3 UP The Italian national team’s speed suit
Cycling is all about cultivating an air of mystery; the less you know about a rider, a team or a DT Swiss anodised nipple, the more you want to know. So well done to Cycling Weekly for running a blurry photo of the Castelli San Remo aero skin suit which the Italian team will be wearing at the World Championships in Copenhagen. We should all fool ourselves into believing that the hi-tech outfit is so fast you can barely see it – for the day when a more detailed photograph emerges showing how the design allows you to easily answer a call of nature will be the moment that the spell is broken.

2 UP Green
As a predominantly text-based outlet, this blog cannot claim to know much about colour or design, but we are nevertheless concerned by road.cc’s report that the hue du jour for bikes next year will be green.
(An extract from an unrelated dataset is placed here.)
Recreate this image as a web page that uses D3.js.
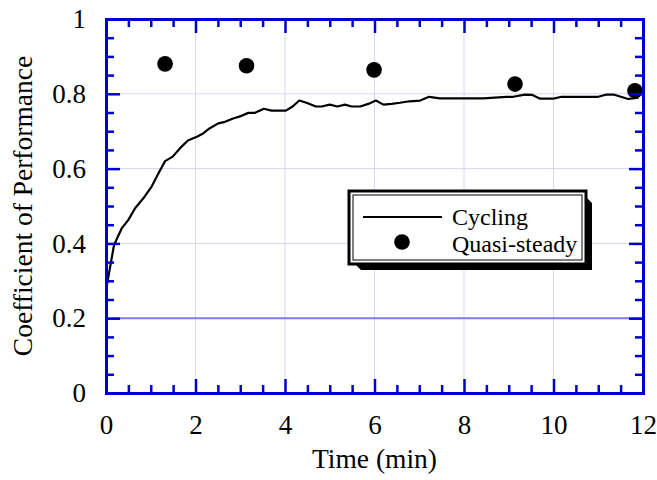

It’s such a conspicuous colour that having lots of green bikes cluttering up the visual landscape will surely be the equivalent of PUTTING EVERYTHING IN CAPITAL LETTERS. WHAT A – sorry, didn’t realise the caps lock was still on – what a pain.

1 UP Hurricane Katia
Sombre faces at the Tour of Britain on Monday as the 130km stage from Kendal to Blackpool was cancelled to avoid Hurricane Katia transforming the peloton into a human version of a record-breaking domino-toppling display. “In my 30 years of organising cycling events,” said downbeat race director Mick Bennett, “I have never once had to cancel a stage before it even started, so this is not a decision that has been taken lightly.” All of which makes it sound like this wasn’t a great day for the ToB. But it so was! Because the United Kingdom has finally stepped out of the shadows of road racing’s European heartland. Forget the snow-smothered Gavia and the mud-covered cobbles up the Kopp – our proud sceptred isle can now boast that it has hosted a stage so bloody dangerous nobody was actually allowed to race. And our country achieved this milestone by utilising a mainstay of British life: godawful weather. So thank you, Katia – you may from the west coast of Africa, but you will always be British to us.
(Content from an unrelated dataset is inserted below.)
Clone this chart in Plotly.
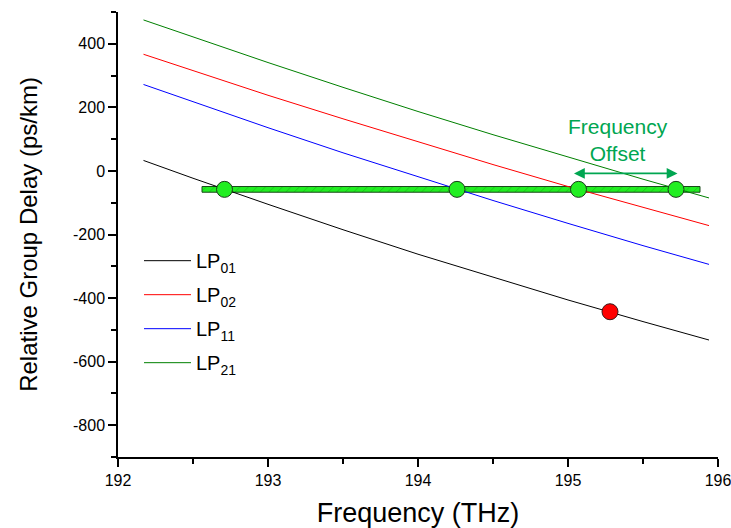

A Level-Headed Analysis Of The Great Publishing Mystery Of 2006

July 8, 2011

It’s Tour time, and that can mean only one thing: everyone is making light-hearted observations about cyclists, regardless of whether they like cycling or not. Not me, though. I’m all out of funny this week, thanks to a chronic lack of sleep, an influx of extra-curricular work and probably the biggest IT disaster I’ve ever experienced in an office environment (you don’t want to know – trust me). So I won’t be joining in with the TdF ROFL-fest, thankyouverymuch. Instead, like Romain Feillu frantically running backwards while trying to flag down a team car, I am going to draw attention to myself by going in the opposite direction. That’s right: in the grand tradition of the internets, I shall now take a serious, analytical look at a phenomenon and then blame it all on a convenient scapegoat.

My Big, Serious Analysis relates to the circulations of three cycling magazines over a decade-long period. I spotted the figures sellotaped to the wall of a certain well-known cycling brand’s office more than a year ago, so I immediately took a photo and promptly forgot about it until I found the picture languishing on our hard drive last week. I’m not going to tell you which office it was, but anyone can probably get these figures quite easily. I should mention, however, that I don’t have an association, paid or otherwise, with any of these magazines.

That's it – squint. Or click to make it bigger. It's up to you.

I’ll ignore the mountain bike mags on the right as I don’t know a ruddy thing about them. What interests me are the three road titles: Cycling Plus (Men’s Health on wheels), Cycle Sport (professional cycling news) and Cycling Weekly (a mishmash of the two, with a dash of domestic racing coverage). At first glance, their fortunes seem as divergent as their subject matter. By 2009, Future Publishing’s Cycling Plus had more than doubled its circulation of 2000. The industry’s technical term for this is: HOLY CHRIST. By contrast, IPC’s Cycle Sport lost almost a quarter of its readership in the same period. The industry’s technical term for this is also: HOLY CHRIST. Yet perhaps more surprising is Cycle Sport’s sister mag Cycling Weekly, whose figures have held remarkably steady. So much for its supposed terminal decline – but you can’t believe everything you read on internet forums, can you?

But now look at what happens in 2006. C+ experiences an annual year-on-year increase of only 0.61% while CS loses a whopping 10.53% – but CW goes up 7.16%. All of these are record numbers for the period. So what the flipping hell happened in ’06 to cause these weird jolts?

Well, it was the first full year of Lance Armstrong’s retirement 1.0, which probably explains why CS’s decline only begins in ’06 (sales were steady up until then, with a healthy rise in ’04). But it was also the year Floyd Landis, er, finished the Tour in the fastest time. Post-Tour editions proclaimed him the winner, but he had already tested positive by the time the copies left the printers. (If I remember correctly, even C+ put Landis on the front – an unusual move, given that its cover stars are usually anonymous amateurs.) The internet had made bike mags seem out-of-date before, but never quite so conspicuously, and I think some readers, particularly those of CS, may have been turned away for good. But perhaps some of them also picked up CW more frequently to find out the latest on the twists and turns of his case, which would at least explain the magazine’s biggest annual circulation rise during the decade.

So there you have it. Everything is Floyd’s fault. And Lance’s. Or maybe not. Perhaps it’s fairer to say that big cycling stars can have wildly varying and unpredictable effects on each magazine’s circulation – and there’s nothing mags can do about it unless they choose to ignore them. Which is what, by and large, C+ seems to have done.